Air Pollution-Autism Link Identified by Pitt Researchers

From the Pittsburgh, PA Business Times

By Kris B. Mamula
May 28, 2015

A University of Pittsburgh study has identified an association between air pollution and autism, the third study of its kind in recent years to finger the connection.

Exposure to fine particulate air pollution during pregnancy and through the first two years of a child’s life may be connected to an increased risk of autism, the Pitt Graduate School of Public Health study found.

Pitt Epidemiology Professor
Dr.

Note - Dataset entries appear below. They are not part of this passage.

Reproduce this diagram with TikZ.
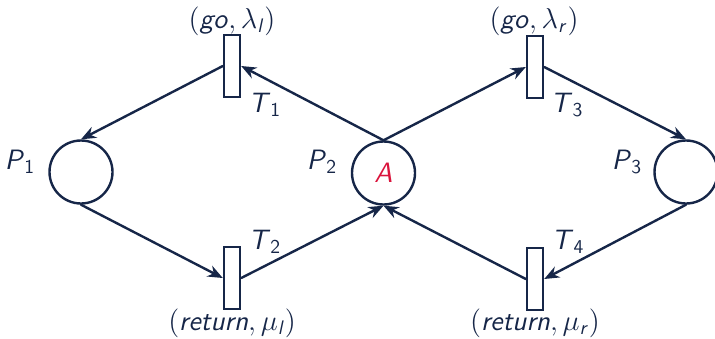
\documentclass[tikz,border=0pt]{standalone}
\usepackage{amsmath}
\usepackage{fontspec}
\usetikzlibrary{arrows.meta}
\definecolor{navy}{RGB}{22,38,72}
\definecolor{redA}{RGB}{218,20,60}
\newcommand{\mv}[1]{\textsf{\textsl{#1}}}
\newcommand{\msub}[2]{\text{\mv{#1}}_{\text{\sffamily #2}}}
\begin{document}
\begin{tikzpicture}[x=0.5pt,y=-0.5pt,
  every node/.style={text=navy, font=\fontsize{14}{16}\selectfont},
  place/.style={circle,draw=navy,line width=1.2pt,minimum size=31.5pt,inner sep=0pt},
  trans/.style={rectangle,draw=navy,line width=1.2pt,minimum width=8pt,minimum height=31pt,inner sep=0pt},
  arc/.style={draw=navy,line width=1.2pt,line cap=round,-{Stealth[length=7.5pt,width=6pt]}},
  lab/.style={inner sep=0pt}]
\useasboundingbox (0,0) rectangle (715,338);
% places
\node[place] (P1) at (81,172) {};
\node[place] (P2) at (383.5,173) {\color{redA}\mv{A}};
\node[place] (P3) at (686,172) {};
% transitions
\node[trans] (T1) at (232,66) {};
\node[trans] (T3) at (535,67) {};
\node[trans] (T2) at (232,278) {};
\node[trans] (T4) at (535,279) {};
% labels
\node[lab] (lP1) at (20,162) {$\msub{P}{1}$};
\node[lab] (lP2) at (322,162) {$\msub{P}{2}$};
\node[lab] (lP3) at (627,162) {$\msub{P}{3}$};
\node[lab] (lT1) at (265,105) {$\msub{T}{1}$};
\node[lab] (lT3) at (567,105) {$\msub{T}{3}$};
\node[lab] (lT2) at (265,242) {$\msub{T}{2}$};
\node[lab] (lT4) at (568,242) {$\msub{T}{4}$};
\node[lab] (gl) at (232,21) {$(\text{\mv{go}},\lambda_{\text{\mv{l}}})$};
\node[lab] (gr) at (534,21) {$(\text{\mv{go}},\lambda_{\text{\mv{r}}})$};
\node[lab] (rl) at (232,323) {$(\text{\mv{return}},\mu_{\text{\mv{l}}})$};
\node[lab] (rr) at (535,323) {$(\text{\mv{return}},\mu_{\text{\mv{r}}})$};
% arcs
\draw[arc] (P2.north) -- (T1.east);
\draw[arc] (T1.west) -- (P1.north);
\draw[arc] (P1.south) -- (T2.west);
\draw[arc] (T2.east) -- (P2.south);
\draw[arc] (P2.north) -- (T3.west);
\draw[arc] (T3.east) -- (P3.north);
\draw[arc] (P3.south) -- (T4.east);
\draw[arc] (T4.west) -- (P2.south);
\end{tikzpicture}
\end{document}
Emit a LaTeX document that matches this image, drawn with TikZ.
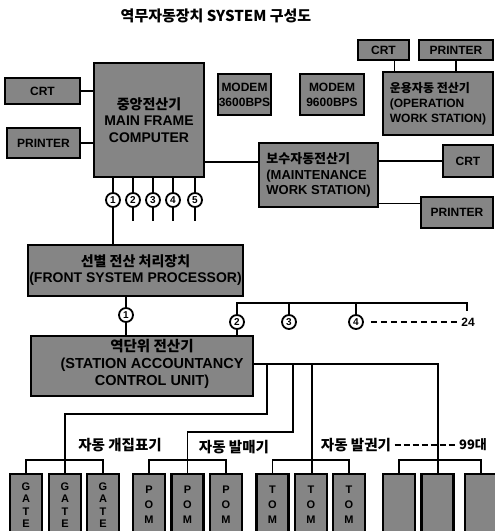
\documentclass[tikz,border=0pt]{standalone}
\usepackage{fontspec}
\setmainfont{Liberation Sans}
\newfontfamily\kr{Noto Sans CJK KR}
\usetikzlibrary{calc}
\begin{document}
\begin{tikzpicture}[x=1pt,y=-1pt,
  box/.style={draw, line width=2.6pt, fill=black!48, inner sep=0pt, align=center,
    font=\bfseries\fontsize{12}{15}\selectfont},
  unit/.style={box, minimum width=32pt, minimum height=62pt, font=\bfseries\fontsize{11}{12.5}\selectfont},
  wire/.style={line width=1.9pt},
  num/.style={draw, circle, line width=1.8pt, fill=white, inner sep=0pt, minimum size=14pt,
    font=\bfseries\fontsize{10}{10}\selectfont},
  lab/.style={font=\kr\bfseries\fontsize{14.5}{14.5}\selectfont}]
\useasboundingbox (0,0) rectangle (495,531);

% title
\node[font=\kr\bfseries\fontsize{15}{15}\selectfont] (title) at (216,16) {역무자동장치 SYSTEM 구성도};

% top row
\node[box, minimum width=51pt, minimum height=20pt] (crtTR) at (383.5,50) {CRT};
\node[box, minimum width=74pt, minimum height=20pt] (prtTR) at (456,50) {PRINTER};
\node[box, minimum width=110pt, minimum height=63pt, align=left] (ows) at (438,103.5)
  {{\kr 운용자동 전산기}\\(OPERATION\\WORK STATION)};
\node[box, minimum width=53pt, minimum height=41pt] (modA) at (244.5,94.5) {MODEM\\3600BPS};
\node[box, minimum width=64pt, minimum height=41pt] (modB) at (332,94.5) {MODEM\\9600BPS};
\node[box, minimum width=110pt, minimum height=114pt, font=\bfseries\fontsize{14}{16.5}\selectfont] (mf) at (149,120)
  {{\kr 중앙전산기}\\MAIN FRAME\\COMPUTER};
\node[box, minimum width=75pt, minimum height=26pt] (crtL) at (42.5,91) {CRT};
\node[box, minimum width=73pt, minimum height=30pt] (prtL) at (43.5,143) {PRINTER};
\node[box, minimum width=119pt, minimum height=64pt, align=left, font=\bfseries\fontsize{13}{15.5}\selectfont] (mws) at (318.5,175)
  {{\kr 보수자동전산기}\\(MAINTENANCE\\WORK STATION)};
\node[box, minimum width=50pt, minimum height=32pt] (crtR) at (468,161) {CRT};
\node[box, minimum width=72pt, minimum height=31pt] (prtR) at (457,212.5) {PRINTER};
\node[box, minimum width=215pt, minimum height=51pt, font=\bfseries\fontsize{14}{16}\selectfont] (fsp) at (135.5,270.5)
  {{\kr 선별 전산 처리장치}\\(FRONT SYSTEM PROCESSOR)};
\node[box, minimum width=222pt, minimum height=60pt] (sacu) at (142,366) {};
\node[font=\bfseries\fontsize{14.5}{17}\selectfont, align=center] (sacut) at (152,364)
  {{\kr 역단위 전산기}\\(STATION ACCOUNTANCY\\CONTROL UNIT)};

% connections top
\draw[wire] ([xshift=11pt]crtTR.south) -- ([xshift=11pt]crtTR.south |- ows.north);
\draw[wire] (prtTR.south) -- (prtTR.south |- ows.north);
\draw[wire] (crtL.east) -- (crtL.east -| mf.west);
\draw[wire] (prtL.east) -- (prtL.east -| mf.west);
\draw[wire] ([yshift=13pt]mws.west) -- ([yshift=13pt]mws.west -| mf.east);
\draw[wire] (crtR.west) -- (crtR.west -| mws.east);
\draw[wire] ([yshift=9pt]prtR.west) -- ([yshift=9pt]prtR.west -| mws.east);

% mainframe ports
\foreach \i/\x in {1/113,2/133,3/153,4/173,5/195}{
  \node[num] (c\i) at (\x,200) {\i};
  \draw[wire] (c\i.north) -- (c\i.north |- mf.south);
}
\foreach \i in {2,3,4,5}{ \draw[wire] (c\i.south) -- ++(0,13); }
\draw[wire] (c1.south) -- (c1.south |- fsp.north);

% front processor to station
\node[num] (d1) at (126,315) {1};
\draw[wire] (d1.north) -- (d1.north |- fsp.south);
\draw[wire] (d1.south) -- (d1.south |- sacu.north);

% lines 2..24
\coordinate (bl) at (237,303);
\coordinate (br) at (467,303);
\node[num] (e2) at (237,322) {2};
\node[num] (e3) at (289,322) {3};
\node[num] (e4) at (356,322) {4};
\node[font=\bfseries\fontsize{12}{12}\selectfont] (n24) at (468,322) {24};
\draw[wire] (e2.north) -- (bl) -- (br) -- ++(0,8);
\draw[wire] (e3.north) -- (e3.north |- bl);
\draw[wire] (e4.north) -- (e4.north |- bl);
\draw[wire] (e2.south) -- (e2.south |- sacu.north);
\draw[wire, dash pattern=on 6pt off 4pt] ([xshift=7pt]e4.east) -- (n24.west);

% terminals
\foreach \n/\x/\t in {g1/26/{G\\A\\T\\E}, g2/65/{G\\A\\T\\E}, g3/103/{G\\A\\T\\E}}{
  \node[unit] (\n) at (\x,505) {\t};
}
\foreach \n/\x/\t in {p1/149/{P\\O\\M}, p2/187.5/{P\\O\\M}, p3/226/{P\\O\\M},
                      t1/272.5/{T\\O\\M}, t2/311/{T\\O\\M}, t3/349/{T\\O\\M}}{
  \node[unit, font=\bfseries\fontsize{11}{15}\selectfont] (\n) at (\x,505) {\t};
}
\foreach \n/\x in {q1/399, q2/437.5, q3/481}{
  \node[unit] (\n) at (\x,505) {};
}

% group brackets
\foreach \a/\c in {g1/g3, p1/p3, t1/t3, q1/q3}{
  \draw[wire] (\a.north) -- ++(0,-13) -| (\c.north);
}

% station trunk
\coordinate (tr) at (438,364);
\draw[wire] (sacu.east |- tr) -- (tr) -- (tr |- q2.north);
\coordinate (v1) at (267,364);
\coordinate (v2) at (293,364);
\coordinate (v3) at (312,364);
\draw[wire] (v1) -- ++(0,50) -| (g2.north);
\draw[wire] (v2) -- ++(0,68) -| (p2.north);
\draw[wire] (v3) -- (v3 |- t2.north);

% labels
\node[lab] (lg) at (120,445) {자동 개집표기};
\node[lab] (lp) at (234,447) {자동 발매기};
\node[lab] (lt) at (356,445) {자동 발권기};
\node[font=\kr\bfseries\fontsize{13}{13}\selectfont] (l99) at (473,445) {99대};
\draw[wire, dash pattern=on 6pt off 3pt] (lt.east) -- (l99.west);
\end{tikzpicture}
\end{document}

Evelyn Talbott
Pitt researchers said that children with higher exposures to the pollution had a 1.5-fold greater risk of autism after accounting for other factors associated with risk of the disease, such as mother’s age, education and smoking during pregnancy.

Autism is a disorder characterized by communication difficulties and trouble understanding abstract concepts.

One in 68 children have autism, treatment options are limited and there is no cure.

The study focused on children and mothers living in Allegheny and five adjoining counties and the results mirror two previous studies that identified an association, but not a causality link, between air pollution and autism.

More research is needed to find out whether air pollution is a cause of autism, said Pitt Epidemiology Professor Evelyn Talbott, the study’s lead author.

“I don’t think the verdict is in yet, but this is a smoking gun that needs to be evaluated,” she said. “On any given day, Pittsburgh is in air quality attainment, but we know there’s pockets of bad air everywhere.”

Autism isn't the only air quality worry, said Phil Johnson, director of science and environment at the Heinz Endowments, which funded the Pitt study. Since the early 1970s, at least 33 studies involving Pittsburgh have identified a positive or statistically significant connection between air quality and heart disease, stroke and other health issues.

An area encompassing Pittsburgh, New Castle and Weirton W.Va., ranked sixth out of 277 metropolitan areas nationwide for annual particulate pollution in 2014, according to the American Lung Association.

Talbott and her colleagues performed a population-based, case-control study of families with and without autism who lived in six southwestern Pennsylvania counties. The study focused on air pollution such as dust, dirt, soot and smoke with particles about one-30th the average human hair width, which reach the bloodstream.